NURSE WITH WOUND Livin’ Fear Of James Last (Castle Music/Sanctuary)

Nurse With Wound has, for almost thirty years, been the outlet for the ‘musical talents’ of Londoner Steven Stapleton. Often described as industrial, to the artist’s chagrin, Nurse With Wound deal in dada, surrealism and dark humour (check the album title, for example). Yes, there’s a lot of clanking in there as well, which explains the industrial mistagging, but theirs is not the kind of sound you’d be likely to mistake for Nine Inch Nails.

This double CD not-a-compilation – the cover playfully refers to it as “a Nurse With Wound variety pack” - opens with an edited version of “The Six Buttons Of Sex Appeal”, originally found on their 1979 debut album “Chance Meeting On A Dissecting Table Of A Sewing Machine And An Umbrella”, recorded after Stapleton blagged some studio time after mentioning to a studio engineer frustrated by constant advertising and voice-over work that he was a member of an experimental band. Being at the time not a member of an experimental band but a signwriter, Stapleton hurriedly formed Nurse With Wound by telling a couple of friends to get hold of some kind of instruments, with which they made a noise akin to atonal shards of guitar noise being brutalised by broken, steam-powered rhythms. “Dirty Fingernails” is (appropriately enough) a nails-on-blackboard aural assault, like almost half the songs here presented in an edited form. (Edited for what, I wonder? Certainly not radio play.) “Stick That Chick And Feel My Steel Through Your Last Meal” is the kind of oppressive sound collage that might’ve taken up 30 seconds of a Mothers Of Invention album, here stretched out over an eternity. Speaking of which, “Subterranean Zappa Blues” is so obviously a cover of that band’s “Trouble Every Day” I’d feel like an accessory if I didn’t complain that it’s not credited to Frank Zappa. (Note also how that song is extracted from an album with the Beefheart-referencing title “Man With The Woman Face”.) “Die, Flip Or Go To India” is distorted, warped Eno ambience, rendered prickly, paranoid and sinister; “Cold” sounds like a duet for burglar alarm and jackhammer. “The Strange Play Of The Mouth” spikes its sample soup with what sounds like a mutation of Julie Andrews singing “My Favourite Things”, whilst “Swansong” is mostly rolling breakers of white noise.

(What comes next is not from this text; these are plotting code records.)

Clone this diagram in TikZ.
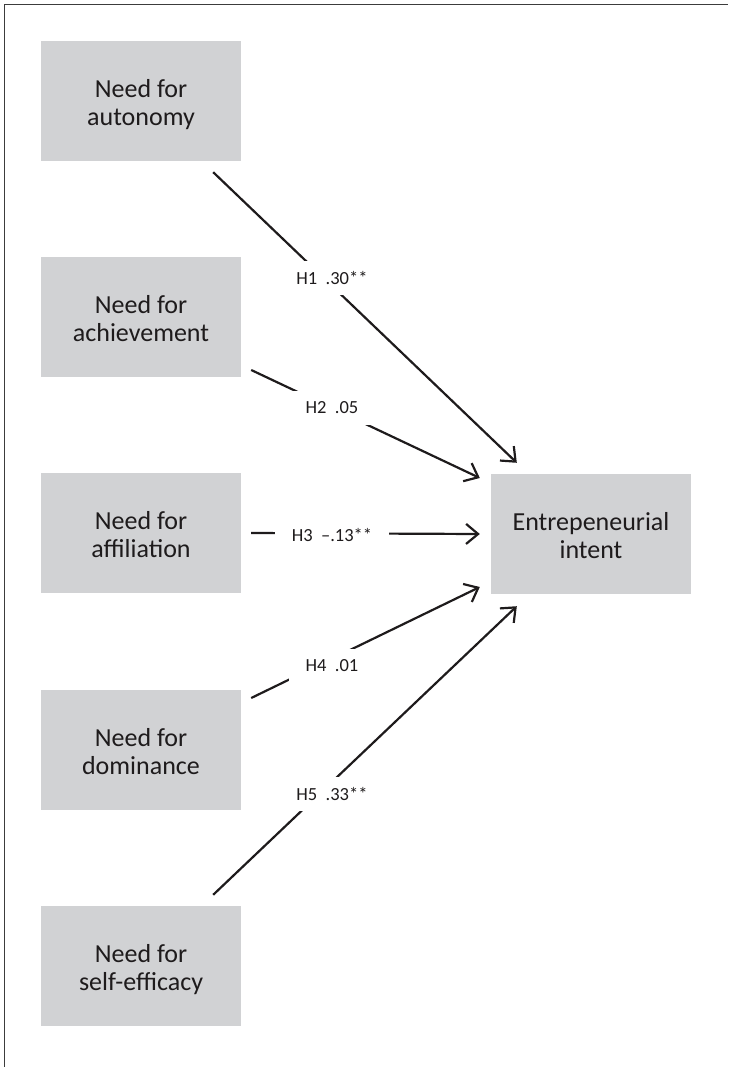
\documentclass[tikz,border=0pt]{standalone}
\usepackage{fontspec}
\setmainfont{Carlito}
\usetikzlibrary{arrows.meta,calc}
\definecolor{boxgray}{HTML}{D1D2D4}
\definecolor{ink}{HTML}{1E1B1C}
\definecolor{rule}{HTML}{3C3C3C}
% two centred lines, first baseline placed just above the box centre
\newcommand{\factortext}[2]{\raisebox{3.5pt}[0pt][0pt]{%
  \begin{tabular}[t]{@{}c@{}}#1\\#2\end{tabular}}}
\begin{document}
\begin{tikzpicture}[x=1pt,y=-1pt,
  factor/.style={fill=boxgray, minimum width=200pt, minimum height=120pt,
    inner sep=0pt, text=ink, font=\fontsize{26}{28}\selectfont},
  link/.style={draw=ink, line width=2.2pt,
    -{Straight Barb[length=12pt,width=20pt]}},
  coef/.style={fill=white, inner xsep=17pt, inner ysep=0pt,
    minimum height=34pt, text=ink, font=\fontsize{18.5}{20}\selectfont},
  frameline/.style={draw=rule, line width=1.3pt}
]
\useasboundingbox (0,0) rectangle (728,1067);
% partial frame: left and top edges
\draw[frameline] (4.5,1067) -- (4.5,4.5) -- (728,4.5);

% predictor boxes
\node[factor] (aut) at (141,101) {\factortext{Need for}{autonomy}};
\node[factor] (ach) at (141,317) {\factortext{Need for}{achievement}};
\node[factor] (aff) at (141,533) {\factortext{Need for}{affiliation}};
\node[factor] (dom) at (141,750) {\factortext{Need for}{dominance}};
\node[factor] (eff) at (141,966) {\factortext{Need for}{self-efficacy}};
% outcome box
\node[factor] (ei) at (591,534) {\factortext{Entrepeneurial}{intent}};

% arrow start and end points
\coordinate (s1) at ($(aut.south east)+(-28,11)$);
\coordinate (s2) at ($(ach.east)+(10,53)$);
\coordinate (s3) at ($(aff.east)+(10,0)$);
\coordinate (s4) at ($(dom.east)+(10,-52)$);
\coordinate (s5) at ($(eff.north east)+(-28,-11)$);
\coordinate (t1) at ($(ei.north west)+(26,-11)$);
\coordinate (t2) at ($(ei.west)+(-11,-56)$);
\coordinate (t3) at ($(ei.west)+(-11,0)$);
\coordinate (t4) at ($(ei.west)+(-11,53)$);
\coordinate (t5) at ($(ei.south west)+(26,12)$);

\draw[link] (s1) -- (t1);
\draw[link] (s2) -- (t2);
\draw[link] (s3) -- (t3);
\draw[link] (s4) -- (t4);
\draw[link] (s5) -- (t5);

% path coefficients
\node[coef] (h1) at (332,278) {H1\hspace{0.45em}.30**};
\node[coef] (h2) at (332,408) {H2\hspace{0.45em}.05};
\node[coef] (h3) at (332,535) {H3\hspace{0.45em}–.13**};
\node[coef] (h4) at (332,666) {H4\hspace{0.45em}.01};
\node[coef] (h5) at (332,794) {H5\hspace{0.45em}.33**};
\end{tikzpicture}
\end{document}
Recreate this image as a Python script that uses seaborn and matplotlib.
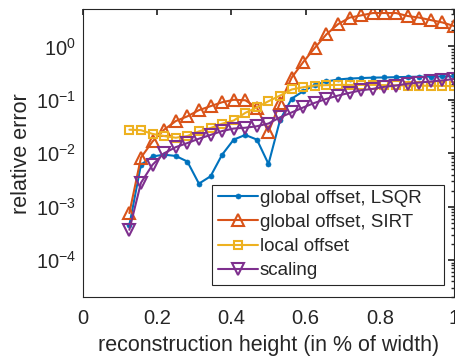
import numpy as np
import pandas as pd
import matplotlib
matplotlib.use("Agg")
import matplotlib.pyplot as plt
import matplotlib.ticker as mticker
from matplotlib.patches import Rectangle
import seaborn as sns

# reconstruction height as a fraction of the width (k/32, k = 4..32)
height = [k / 32 for k in range(4, 33)]

err_lsqr = [4.5e-4, 6.1e-3, 8.7e-3, 9.4e-3, 8.9e-3, 7.0e-3, 2.7e-3, 3.7e-3, 9.4e-3,
            0.018, 0.022, 0.018, 6.3e-3, 0.042, 0.105, 0.145, 0.19, 0.22, 0.24,
            0.25, 0.255, 0.26, 0.262, 0.265, 0.268, 0.27, 0.272, 0.274, 0.276]
err_sirt = [7.6e-4, 8.3e-3, 0.0166, 0.0276, 0.040, 0.049, 0.064, 0.076, 0.090,
            0.10, 0.098, 0.071, 0.025, 0.088, 0.26, 0.51, 0.94, 1.68, 2.6,
            3.45, 3.8, 4.2, 4.2, 4.2, 3.7, 3.45, 3.1, 2.8, 2.4]
err_local = [0.0276, 0.027, 0.023, 0.021, 0.0195, 0.021, 0.0256, 0.0296, 0.0357,
             0.041, 0.057, 0.072, 0.094, 0.12, 0.156, 0.172, 0.185, 0.188, 0.19,
             0.19, 0.19, 0.19, 0.188, 0.186, 0.185, 0.184, 0.183, 0.182, 0.18]
err_scaling = [3.7e-4, 2.8e-3, 6.1e-3, 0.010, 0.013, 0.0155, 0.0187, 0.022, 0.026,
               0.029, 0.030, 0.032, 0.036, 0.047, 0.058, 0.072, 0.088, 0.104, 0.12,
               0.135, 0.151, 0.16, 0.175, 0.185, 0.20, 0.21, 0.22, 0.23, 0.245]

labels = ["global offset, LSQR", "global offset, SIRT", "local offset", "scaling"]
x_ticks = [0, 0.2, 0.4, 0.6, 0.8, 1]
x_tick_labels = ["0", "0.2", "0.4", "0.6", "0.8", "1"]

sns.set_theme(style="white")
plt.rcParams["font.family"] = ["Liberation Sans", "DejaVu Sans"]
plt.rcParams["mathtext.default"] = "regular"

ink = "#262626"
styles = [
    dict(color="#0072BD", marker="o", markersize=3.6, markerfacecolor="#0072BD",
         markeredgecolor="#0072BD", markeredgewidth=0.5),
    dict(color="#D95319", marker="^", markersize=8, markerfacecolor="none",
         markeredgecolor="#D95319", markeredgewidth=1.5),
    dict(color="#EDB120", marker="s", markersize=6, markerfacecolor="none",
         markeredgecolor="#EDB120", markeredgewidth=1.5),
    dict(color="#7E2F8E", marker="v", markersize=8, markerfacecolor="none",
         markeredgecolor="#7E2F8E", markeredgewidth=1.5),
]
series = [err_lsqr, err_sirt, err_local, err_scaling]

fig = plt.figure(figsize=(4.56, 3.57), dpi=100)
ax = fig.add_axes([0.182, 0.1667, 0.8136, 0.8081])

for vals, lab, st in zip(series, labels, styles):
    df = pd.DataFrame({"height": height, "err": vals})
    sns.lineplot(data=df, x="height", y="err", ax=ax, label=lab,
                 linewidth=1.5, **st)

ax.set_yscale("log")
ax.set_xlim(0, 1)
ax.set_ylim(2e-5, 5)
ax.set_xticks(x_ticks)
ax.set_xticklabels(x_tick_labels)
ax.yaxis.set_minor_locator(mticker.LogLocator(base=10, subs=np.arange(2, 10), numticks=20))
ax.yaxis.set_major_formatter(mticker.LogFormatterMathtext())
ax.set_yticks([1e-4, 1e-3, 1e-2, 1e-1, 1e0])

for side in ["top", "right", "bottom", "left"]:
    ax.spines[side].set_visible(True)
    ax.spines[side].set_color(ink)
    ax.spines[side].set_linewidth(0.8)

ax.tick_params(axis="both", which="both", direction="in", top=True, right=True,
               colors=ink, labelcolor=ink, labelsize=14.5)
ax.tick_params(axis="x", which="major", length=4, pad=8)
ax.tick_params(axis="y", which="major", length=4, pad=5)
ax.tick_params(axis="y", which="minor", length=2.5)

ax.set_xlabel("reconstruction height (in % of width)", fontsize=15.5, color=ink, labelpad=5)
ax.set_ylabel("relative error", fontsize=15.5, color=ink, labelpad=3)

# legend box drawn as a plain rectangle with extra room on the right
box = Rectangle((0.3477, 0.0433), 0.973 - 0.3477, 0.390 - 0.0433,
                transform=ax.transAxes, facecolor="white", edgecolor=ink,
                linewidth=0.8, zorder=4.5)
ax.add_patch(box)

leg = ax.legend(loc="upper left", bbox_to_anchor=(0.364, 0.374), borderaxespad=0,
                fontsize=13.5, frameon=False, handlelength=2.13,
                handletextpad=0.1, labelspacing=0.38, borderpad=0, numpoints=1)
leg.set_zorder(5)
for t in leg.get_texts():
    t.set_color(ink)

fig.savefig("out.png", dpi=100)
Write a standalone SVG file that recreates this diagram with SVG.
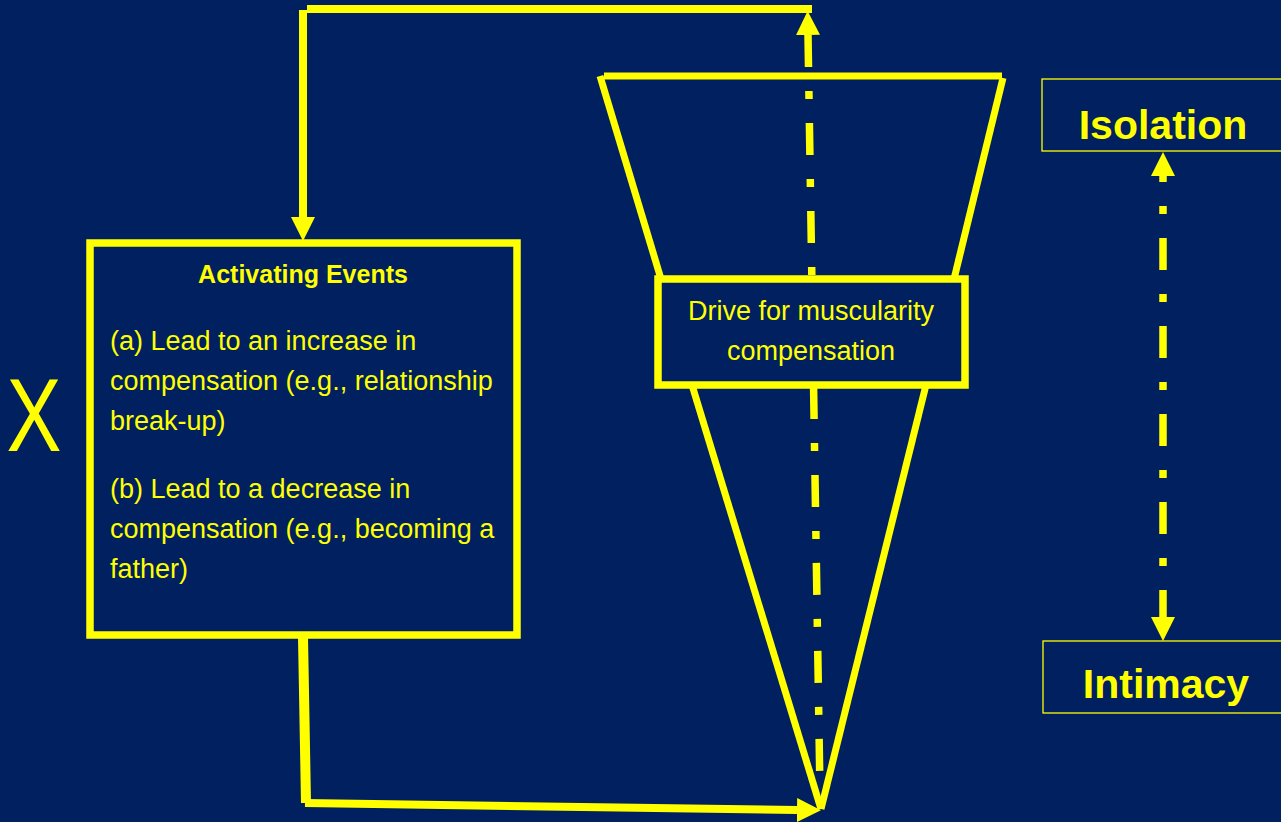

Slyly, the compilation’s less accessible moments seem to be crowded on the first disc, perhaps in a deliberate attempt to scare off the less committed listener. By comparison, the second CD is a gentle downhill amble. The rambling storytelling of “A New Dress” is a bizarre highlight and the likes of “Two Shaves And A Shine” and “Rock ‘N’ Roll Station” are perhaps about as close to commercial – i.e. not very – as the album passes, being a slab of babbled, Chumbawamba-esque paranoia and a sparse, beaty cut-up recitative respectively. The closing remix of “I Was No Longer His Dominant” is strongly reminiscent of John Cale’s “The Jeweller” in presentation – a drone-backed narrative – if not in plot.

Not quite as scary as I might’ve anticipated, “Livin’ Fear Of James Last” will have definite appeal for a certain kind of record buyer: if your idea of a restful evening in is one spent spinning albums by Eno, Beefheart and Zappa, taking breaks in between to stick your head in a cement mixer, Nurse With Wound are the band for you.